Return the first line, the line containing "18, 19, 20];", and every line between them, exactly as they stand.

━━━━

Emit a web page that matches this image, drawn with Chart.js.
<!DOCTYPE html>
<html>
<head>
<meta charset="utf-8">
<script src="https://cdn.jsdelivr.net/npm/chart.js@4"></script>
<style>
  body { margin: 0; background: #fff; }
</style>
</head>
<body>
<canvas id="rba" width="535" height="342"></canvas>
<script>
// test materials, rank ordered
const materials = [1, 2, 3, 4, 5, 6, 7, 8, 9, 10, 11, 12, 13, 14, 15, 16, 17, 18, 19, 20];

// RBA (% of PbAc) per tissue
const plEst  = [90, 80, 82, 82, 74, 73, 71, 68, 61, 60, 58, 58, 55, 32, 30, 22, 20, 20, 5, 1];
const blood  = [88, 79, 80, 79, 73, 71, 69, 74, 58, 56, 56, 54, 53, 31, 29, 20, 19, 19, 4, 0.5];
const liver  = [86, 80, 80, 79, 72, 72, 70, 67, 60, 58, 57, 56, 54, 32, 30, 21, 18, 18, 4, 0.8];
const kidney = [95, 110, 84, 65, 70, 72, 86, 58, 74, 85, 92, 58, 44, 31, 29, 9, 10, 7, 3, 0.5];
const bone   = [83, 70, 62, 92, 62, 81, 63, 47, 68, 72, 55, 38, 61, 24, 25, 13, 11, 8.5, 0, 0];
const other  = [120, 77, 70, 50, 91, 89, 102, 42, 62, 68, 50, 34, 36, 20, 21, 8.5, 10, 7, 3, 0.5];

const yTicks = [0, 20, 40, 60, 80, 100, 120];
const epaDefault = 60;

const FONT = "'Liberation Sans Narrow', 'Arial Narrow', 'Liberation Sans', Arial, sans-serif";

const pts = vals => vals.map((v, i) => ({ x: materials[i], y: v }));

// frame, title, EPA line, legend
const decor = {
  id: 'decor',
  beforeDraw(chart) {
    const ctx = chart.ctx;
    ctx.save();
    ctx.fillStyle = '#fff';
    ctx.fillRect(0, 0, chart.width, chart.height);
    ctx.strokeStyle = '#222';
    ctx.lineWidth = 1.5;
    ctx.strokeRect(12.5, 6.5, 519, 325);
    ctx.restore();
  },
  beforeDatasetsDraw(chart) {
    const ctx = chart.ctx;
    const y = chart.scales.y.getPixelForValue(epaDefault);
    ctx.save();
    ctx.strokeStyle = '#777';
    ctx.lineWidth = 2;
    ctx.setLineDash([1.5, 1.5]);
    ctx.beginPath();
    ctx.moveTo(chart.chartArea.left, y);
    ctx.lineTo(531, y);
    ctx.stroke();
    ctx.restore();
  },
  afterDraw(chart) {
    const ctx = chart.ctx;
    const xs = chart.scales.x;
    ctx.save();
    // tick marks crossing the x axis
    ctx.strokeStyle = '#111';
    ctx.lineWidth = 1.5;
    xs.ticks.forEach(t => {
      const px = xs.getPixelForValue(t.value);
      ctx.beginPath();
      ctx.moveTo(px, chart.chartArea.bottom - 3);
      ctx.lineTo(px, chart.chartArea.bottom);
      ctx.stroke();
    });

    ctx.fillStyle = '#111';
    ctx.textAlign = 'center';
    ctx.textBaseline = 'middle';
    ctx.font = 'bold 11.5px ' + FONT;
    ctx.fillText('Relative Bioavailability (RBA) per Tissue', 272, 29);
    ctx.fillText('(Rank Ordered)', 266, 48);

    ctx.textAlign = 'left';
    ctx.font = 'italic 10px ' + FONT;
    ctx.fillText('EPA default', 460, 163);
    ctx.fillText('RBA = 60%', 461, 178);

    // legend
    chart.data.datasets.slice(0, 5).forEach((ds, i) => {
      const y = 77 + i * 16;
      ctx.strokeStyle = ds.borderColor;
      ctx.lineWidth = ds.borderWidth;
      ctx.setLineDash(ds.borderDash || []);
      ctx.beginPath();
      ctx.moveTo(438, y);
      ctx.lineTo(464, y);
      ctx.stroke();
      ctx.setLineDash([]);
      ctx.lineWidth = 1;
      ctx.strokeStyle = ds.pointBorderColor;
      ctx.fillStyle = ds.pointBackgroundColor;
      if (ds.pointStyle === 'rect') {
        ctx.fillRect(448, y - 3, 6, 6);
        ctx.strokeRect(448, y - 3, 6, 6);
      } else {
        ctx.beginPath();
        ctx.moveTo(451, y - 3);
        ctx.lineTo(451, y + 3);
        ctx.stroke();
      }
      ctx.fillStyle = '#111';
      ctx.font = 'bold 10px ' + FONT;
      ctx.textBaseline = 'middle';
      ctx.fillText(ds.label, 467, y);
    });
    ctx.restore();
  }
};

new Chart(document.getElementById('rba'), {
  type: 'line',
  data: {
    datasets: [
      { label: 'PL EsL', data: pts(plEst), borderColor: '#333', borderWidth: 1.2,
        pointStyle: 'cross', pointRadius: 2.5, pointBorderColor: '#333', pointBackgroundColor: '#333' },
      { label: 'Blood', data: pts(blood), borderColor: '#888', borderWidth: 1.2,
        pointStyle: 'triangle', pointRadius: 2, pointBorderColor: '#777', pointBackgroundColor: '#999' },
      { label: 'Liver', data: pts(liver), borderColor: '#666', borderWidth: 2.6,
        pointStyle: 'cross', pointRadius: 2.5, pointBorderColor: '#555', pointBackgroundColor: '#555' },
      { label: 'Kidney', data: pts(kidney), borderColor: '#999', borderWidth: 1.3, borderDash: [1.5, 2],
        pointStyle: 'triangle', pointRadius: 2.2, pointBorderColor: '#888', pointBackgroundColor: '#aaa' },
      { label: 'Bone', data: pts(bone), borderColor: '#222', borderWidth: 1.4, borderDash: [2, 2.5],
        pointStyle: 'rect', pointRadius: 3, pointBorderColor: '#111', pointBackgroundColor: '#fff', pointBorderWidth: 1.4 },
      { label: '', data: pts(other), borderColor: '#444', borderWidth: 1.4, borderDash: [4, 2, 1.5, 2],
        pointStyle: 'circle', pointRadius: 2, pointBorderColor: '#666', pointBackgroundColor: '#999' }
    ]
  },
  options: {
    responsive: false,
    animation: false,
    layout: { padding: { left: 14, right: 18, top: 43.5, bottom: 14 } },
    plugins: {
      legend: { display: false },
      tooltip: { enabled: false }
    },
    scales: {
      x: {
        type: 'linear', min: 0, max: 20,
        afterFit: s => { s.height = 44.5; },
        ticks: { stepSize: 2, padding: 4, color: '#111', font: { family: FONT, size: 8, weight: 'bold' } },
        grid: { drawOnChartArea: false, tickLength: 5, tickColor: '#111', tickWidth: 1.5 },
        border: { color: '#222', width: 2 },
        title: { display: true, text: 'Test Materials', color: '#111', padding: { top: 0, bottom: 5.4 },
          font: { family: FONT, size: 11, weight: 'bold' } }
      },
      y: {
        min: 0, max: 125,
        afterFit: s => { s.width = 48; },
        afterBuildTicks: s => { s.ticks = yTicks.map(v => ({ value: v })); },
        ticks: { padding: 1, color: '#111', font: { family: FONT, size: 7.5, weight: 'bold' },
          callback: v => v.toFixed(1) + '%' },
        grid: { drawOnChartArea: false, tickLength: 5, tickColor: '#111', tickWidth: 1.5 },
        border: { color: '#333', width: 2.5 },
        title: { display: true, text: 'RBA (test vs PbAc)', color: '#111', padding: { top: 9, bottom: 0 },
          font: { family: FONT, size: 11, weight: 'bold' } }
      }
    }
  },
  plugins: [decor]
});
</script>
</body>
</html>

━━━━

» **Solution for this exercise**:
Emit a web page that matches this image, drawn with Chart.js.
<!DOCTYPE html>
<html>
<head>
<meta charset="utf-8">
<script src="https://cdn.jsdelivr.net/npm/chart.js@4"></script>
<style>
  body { margin: 0; background: #fff; }
</style>
</head>
<body>
<canvas id="rba" width="535" height="342"></canvas>
<script>
// test materials, rank ordered
const materials = [1, 2, 3, 4, 5, 6, 7, 8, 9, 10, 11, 12, 13, 14, 15, 16, 17, 18, 19, 20];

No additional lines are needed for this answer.